Im Parkett wie an der Rampe

Bühne Großthema Kreativität: In seinem Diskurstheater verwischt Autor und Regisseur René Pollesch die Grenzen zwischen Darsteller und Publikum einmal mehr gekonnt

Gier, Liebe, Wut und Rache sind die großen Themen des Theaters. An sie glauben mag René Pollesch, Autor und Regisseur seiner eigenen Texte, nicht. Der setzt auf andere Großthemen, die das Theater bisher nicht erreicht hatten. „Kreativität“ etwa. Kreativität ist derart ubiquitär, dass – so die Vermutung des Theatermanns – jeder Zuschauer, der da unten im Parkett sitze, sein Geld damit verdiene, in irgendeiner Weise „kreativ“ zu sein.

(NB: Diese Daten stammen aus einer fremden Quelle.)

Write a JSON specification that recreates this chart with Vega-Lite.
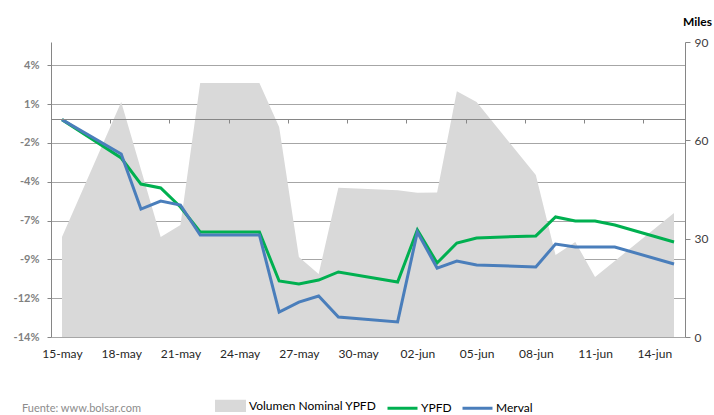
{
  "$schema": "https://vega.github.io/schema/vega-lite/v6.json",
  "width": 634,
  "height": 295,
  "autosize": {"type": "none"},
  "padding": {"left": 51, "top": 42, "right": 29, "bottom": 78},
  "background": "white",
  "config": {
    "font": "Lato",
    "view": {"stroke": null},
    "axis": {"labelFont": "Lato", "titleFont": "Lato"},
    "legend": {"labelFont": "Lato", "titleFont": "Lato"}
  },
  "datasets": {
    "vol": [
      {"fecha": "2015-05-15", "serie": "Volumen Nominal YPFD", "vol": 30.5},
      {"fecha": "2015-05-18", "serie": "Volumen Nominal YPFD", "vol": 71.7},
      {"fecha": "2015-05-19", "serie": "Volumen Nominal YPFD", "vol": 51.1},
      {"fecha": "2015-05-20", "serie": "Volumen Nominal YPFD", "vol": 30.5},
      {"fecha": "2015-05-21", "serie": "Volumen Nominal YPFD", "vol": 34.2},
      {"fecha": "2015-05-22", "serie": "Volumen Nominal YPFD", "vol": 77.5},
      {"fecha": "2015-05-25", "serie": "Volumen Nominal YPFD", "vol": 77.5},
      {"fecha": "2015-05-26", "serie": "Volumen Nominal YPFD", "vol": 64.1},
      {"fecha": "2015-05-27", "serie": "Volumen Nominal YPFD", "vol": 24.4},
      {"fecha": "2015-05-28", "serie": "Volumen Nominal YPFD", "vol": 19.2},
      {"fecha": "2015-05-29", "serie": "Volumen Nominal YPFD", "vol": 45.5},
      {"fecha": "2015-06-01", "serie": "Volumen Nominal YPFD", "vol": 44.8},
      {"fecha": "2015-06-02", "serie": "Volumen Nominal YPFD", "vol": 44.0},
      {"fecha": "2015-06-03", "serie": "Volumen Nominal YPFD", "vol": 44.1},
      {"fecha": "2015-06-04", "serie": "Volumen Nominal YPFD", "vol": 75.0},
      {"fecha": "2015-06-05", "serie": "Volumen Nominal YPFD", "vol": 71.7},
      {"fecha": "2015-06-08", "serie": "Volumen Nominal YPFD", "vol": 49.4},
      {"fecha": "2015-06-09", "serie": "Volumen Nominal YPFD", "vol": 25.0},
      {"fecha": "2015-06-10", "serie": "Volumen Nominal YPFD", "vol": 29.0},
      {"fecha": "2015-06-11", "serie": "Volumen Nominal YPFD", "vol": 18.3},
      {"fecha": "2015-06-12", "serie": "Volumen Nominal YPFD", "vol": 23.2},
      {"fecha": "2015-06-15", "serie": "Volumen Nominal YPFD", "vol": 37.8}
    ],
    "ret": [
      {"fecha": "2015-05-15", "serie": "YPFD", "pct": 0.0},
      {"fecha": "2015-05-18", "serie": "YPFD", "pct": -2.47},
      {"fecha": "2015-05-19", "serie": "YPFD", "pct": -4.15},
      {"fecha": "2015-05-20", "serie": "YPFD", "pct": -4.40},
      {"fecha": "2015-05-21", "serie": "YPFD", "pct": -5.63},
      {"fecha": "2015-05-22", "serie": "YPFD", "pct": -7.24},
      {"fecha": "2015-05-25", "serie": "YPFD", "pct": -7.24},
      {"fecha": "2015-05-26", "serie": "YPFD", "pct": -10.39},
      {"fecha": "2015-05-27", "serie": "YPFD", "pct": -10.59},
      {"fecha": "2015-05-28", "serie": "YPFD", "pct": -10.33},
      {"fecha": "2015-05-29", "serie": "YPFD", "pct": -9.81},
      {"fecha": "2015-06-01", "serie": "YPFD", "pct": -10.46},
      {"fecha": "2015-06-02", "serie": "YPFD", "pct": -7.11},
      {"fecha": "2015-06-03", "serie": "YPFD", "pct": -9.23},
      {"fecha": "2015-06-04", "serie": "YPFD", "pct": -7.95},
      {"fecha": "2015-06-05", "serie": "YPFD", "pct": -7.62},
      {"fecha": "2015-06-08", "serie": "YPFD", "pct": -7.49},
      {"fecha": "2015-06-09", "serie": "YPFD", "pct": -6.27},
      {"fecha": "2015-06-10", "serie": "YPFD", "pct": -6.53},
      {"fecha": "2015-06-11", "serie": "YPFD", "pct": -6.53},
      {"fecha": "2015-06-12", "serie": "YPFD", "pct": -6.79},
      {"fecha": "2015-06-15", "serie": "YPFD", "pct": -7.88},
      {"fecha": "2015-05-15", "serie": "Merval", "pct": 0.0},
      {"fecha": "2015-05-18", "serie": "Merval", "pct": -2.21},
      {"fecha": "2015-05-19", "serie": "Merval", "pct": -5.76},
      {"fecha": "2015-05-20", "serie": "Merval", "pct": -5.24},
      {"fecha": "2015-05-21", "serie": "Merval", "pct": -5.50},
      {"fecha": "2015-05-22", "serie": "Merval", "pct": -7.43},
      {"fecha": "2015-05-25", "serie": "Merval", "pct": -7.43},
      {"fecha": "2015-05-26", "serie": "Merval", "pct": -12.39},
      {"fecha": "2015-05-27", "serie": "Merval", "pct": -11.75},
      {"fecha": "2015-05-28", "serie": "Merval", "pct": -11.36},
      {"fecha": "2015-05-29", "serie": "Merval", "pct": -12.71},
      {"fecha": "2015-06-01", "serie": "Merval", "pct": -13.03},
      {"fecha": "2015-06-02", "serie": "Merval", "pct": -7.24},
      {"fecha": "2015-06-03", "serie": "Merval", "pct": -9.56},
      {"fecha": "2015-06-04", "serie": "Merval", "pct": -9.11},
      {"fecha": "2015-06-05", "serie": "Merval", "pct": -9.36},
      {"fecha": "2015-06-08", "serie": "Merval", "pct": -9.49},
      {"fecha": "2015-06-09", "serie": "Merval", "pct": -8.01},
      {"fecha": "2015-06-10", "serie": "Merval", "pct": -8.20},
      {"fecha": "2015-06-11", "serie": "Merval", "pct": -8.20},
      {"fecha": "2015-06-12", "serie": "Merval", "pct": -8.20},
      {"fecha": "2015-06-15", "serie": "Merval", "pct": -9.30}
    ]
  },
  "layer": [
    {
      "data": {"name": "vol"},
      "mark": {"type": "area", "opacity": 1},
      "encoding": {
        "x": {
          "field": "fecha", "type": "temporal",
          "scale": {"type": "utc", "domain": [
            {"year": 2015, "month": 5, "date": 14, "hours": 10, "minutes": 39, "utc": true},
            {"year": 2015, "month": 6, "date": 15, "hours": 13, "minutes": 21, "utc": true}
          ]},
          "axis": {
            "orient": "bottom", "offset": -218, "labels": false, "title": null, "grid": false,
            "domainColor": "#868686", "domainWidth": 1, "tickColor": "#868686", "tickSize": 4, "tickWidth": 1,
            "zindex": 1,
            "values": [
              {"year": 2015, "month": 5, "date": 17, "hours": 10, "minutes": 39, "utc": true},
              {"year": 2015, "month": 5, "date": 20, "hours": 10, "minutes": 39, "utc": true},
              {"year": 2015, "month": 5, "date": 23, "hours": 10, "minutes": 39, "utc": true},
              {"year": 2015, "month": 5, "date": 26, "hours": 10, "minutes": 39, "utc": true},
              {"year": 2015, "month": 5, "date": 29, "hours": 10, "minutes": 39, "utc": true},
              {"year": 2015, "month": 6, "date": 1, "hours": 10, "minutes": 39, "utc": true},
              {"year": 2015, "month": 6, "date": 4, "hours": 10, "minutes": 39, "utc": true},
              {"year": 2015, "month": 6, "date": 7, "hours": 10, "minutes": 39, "utc": true},
              {"year": 2015, "month": 6, "date": 10, "hours": 10, "minutes": 39, "utc": true},
              {"year": 2015, "month": 6, "date": 13, "hours": 10, "minutes": 39, "utc": true}
            ]
          }
        },
        "y": {
          "field": "vol", "type": "quantitative",
          "scale": {"domain": [0, 90], "nice": false, "zero": true},
          "axis": {
            "orient": "right", "values": [0, 30, 60, 90], "grid": false,
            "title": "Miles", "titleAngle": 0, "titleX": 12, "titleY": -14, "titleAlign": "center", "titleBaseline": "bottom",
            "titleFontSize": 12, "titleFontWeight": "bold", "titleColor": "#000000",
            "labelFontSize": 12, "labelColor": "#404040", "labelPadding": 4,
            "domainColor": "#868686", "tickColor": "#868686", "tickSize": 5
          }
        },
        "color": {
          "field": "serie", "type": "nominal",
          "scale": {"domain": ["Volumen Nominal YPFD", "YPFD", "Merval"], "range": ["#d9d9d9", "#00b050", "#4a7ebb"]},
          "legend": {
            "orient": "none", "legendX": -29, "legendY": 347, "direction": "horizontal",
            "title": "Fuente: www.bolsar.com", "titleOrient": "left", "titlePadding": 72,
            "titleFontSize": 11, "titleFontWeight": "normal", "titleColor": "#8c8c8c", "titleBaseline": "top", "titleAnchor": "middle",
            "labelFontSize": 12, "labelColor": "#000000", "symbolSize": 900, "symbolType": "stroke",
            "symbolStrokeWidth": 3, "columnPadding": 4, "labelOffset": 2,
            "encoding": {
              "symbols": {
                "shape": {"value": {"expr": "datum.value === 'Volumen Nominal YPFD' ? 'M-1,-0.33H1V0.33H-1Z' : 'stroke'"}},
                "fill": {"value": {"expr": "datum.value === 'Volumen Nominal YPFD' ? '#d9d9d9' : 'transparent'"}},
                "stroke": {"value": {"expr": "datum.value === 'Volumen Nominal YPFD' ? 'transparent' : scale('color', datum.value)"}},
                "size": {"value": {"expr": "datum.value === 'Volumen Nominal YPFD' ? 784 : 900"}}
              }
            }
          }
        }
      }
    },
    {
      "data": {"name": "ret"},
      "mark": {"type": "line", "strokeWidth": 3},
      "encoding": {
        "x": {
          "field": "fecha", "type": "temporal",
          "axis": {
            "orient": "bottom", "title": null, "grid": false, "domain": false, "ticks": false,
            "labelFontSize": 12, "labelColor": "#262626", "labelPadding": 11,
            "labelExpr": "lower(utcFormat(datum.value, '%d-%b'))",
            "values": [
              {"year": 2015, "month": 5, "date": 15, "utc": true},
              {"year": 2015, "month": 5, "date": 18, "utc": true},
              {"year": 2015, "month": 5, "date": 21, "utc": true},
              {"year": 2015, "month": 5, "date": 24, "utc": true},
              {"year": 2015, "month": 5, "date": 27, "utc": true},
              {"year": 2015, "month": 5, "date": 30, "utc": true},
              {"year": 2015, "month": 6, "date": 2, "utc": true},
              {"year": 2015, "month": 6, "date": 5, "utc": true},
              {"year": 2015, "month": 6, "date": 8, "utc": true},
              {"year": 2015, "month": 6, "date": 11, "utc": true},
              {"year": 2015, "month": 6, "date": 14, "utc": true}
            ]
          }
        },
        "y": {
          "field": "pct", "type": "quantitative",
          "scale": {"domain": [-14, 5], "nice": false, "zero": false},
          "axis": {
            "orient": "left", "title": null,
            "values": [-14, -11.5, -9, -6.5, -4, -1.5, 1, 3.5],
            "labelExpr": "(datum.value < 0 ? '-' : '') + round(abs(datum.value)) + '%'",
            "labelFontSize": 11, "labelFontWeight": "bold", "labelColor": "#808080", "labelPadding": 8,
            "grid": true, "gridColor": "#a6a6a6", "gridWidth": 1,
            "domainColor": "#868686", "tickColor": "#868686", "tickSize": 4
          }
        },
        "color": {"field": "serie", "type": "nominal"}
      }
    }
  ],
  "resolve": {"scale": {"y": "independent"}, "axis": {"x": "independent", "y": "independent"}}
}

Polleschs Diskurstheater reflektiert seit seinen Anfängen vor über zehn Jahren immer auch die eigenen Produktionsbedingungen. In der Uraufführung von Fahrende Frauen vergangenen Samstag am Zürcher Schauspielhaus geht es nun also um „Kreativität“ – als Kernbegriff des Neoliberalismus.

Damit der Zuschauer weiß, wo er den verorten kann, hat Polleschs Bühnenbildner Bert Neumann das ohnehin enge Bühnenportal im Zürcher Pfauen durch einen gleißenden Showrahmen samt rot-weißem Vorhang verkleinert und signalisiert, dass die Veranstaltung im Bereich Kintopp, Zirkus und Vaudeville anzusiedeln wäre.

Und auch der Plot des Abends, wenn man bei Pollesch von einem Plot sprechen kann, ist dramaturgisch auf Entspannung und gute Unterhaltung gepolt: Weil die zwergenwüchsigen Schauspieler von Thornton Wilders Unsere kleine Stadt streiken, müssen ein Kollege und zwei Kolleginnen ran – denkbar gutes Glacis für die Schauspieler Franz Beil, Carolin Conrad und Lilith Stangenberg. Sie geben das Außer-sich-Sein Polleschs Figuren bei aller Exaltation auf so gelöst-beiläufige Weise, dass bei diesem Abend Lügen gestraft wurde, wer bisher nur Martin Wuttke oder Sophie Rois als ideale Pollesch-Darsteller gelten ließ.


Der Abend beginnt mit einer Videoprojektion auf den gestreiften Bühnenvorhang: Das ondulierte, blonde Haar von Lilith Stangenberg hängt in die Kamera, während diese etwas von Selbst- und Fremdbestimmung, Gier und Kreativität erzählt, und dass das Publikum schon da sei und dass man jetzt etwas machen müsse. „Wir gehen jetzt da raus und spielen was“, sagt ebenso aus dem Off Carolin Conrad, und so finden sich die Damen in biedermeierlichen Walle-Abendroben mit Franz Beil an der Rampe wieder. Dort geben sie in einer Pantomime drei im Schlaf Vereinte, ein Bild für „Liebe“ und Repräsentation dessen, wovon sich Polleschs Theater eigentlich distanzieren möchte.

Allzu lang hält man sich dort nicht auf und stößt sich im anschließenden Schlagabtausch ab: „Dieser Differenzierungstrend macht mich nicht mehr anschlussfähig,“ beschwert sich Lilith Stangenberg und klagt ihren „Nahweltbedarf“ ein, den sie dann weniger in der „Selbst-“ als in der „Fremdbestimmung“ realisiert sieht, also in dem Produktionsmodus, der, wie Franz Beil ergänzt, in der „Kreativität“, das heißt „da unten“, das heißt „beim Publikum“, aufgehoben liegt.

Was, wenn darüber die Grenze zwischen Darsteller und Publikum verwischt? Der Anspruch von Kunst gegenüber dem Alltag hinfällig wird? Kreativität als Fluch oder Verheißung, darüber lässt es sich mit Fahrende Frauen amüsiert diskutieren. Der Metadiskurs des Textes wird immer wieder durch Konkretion geerdet: Als Anspielung aufs Minarett-Verbot erscheinen in der Bühnenlandschaft von Szene zu Szene mehr spitze Türmchen, und die Ausladung des Globalisierungskritikers Jean Ziegler von den Salzburger Festspielen aus Rücksicht vor Sponsor Nestlé wird immer wieder aufgegriffen.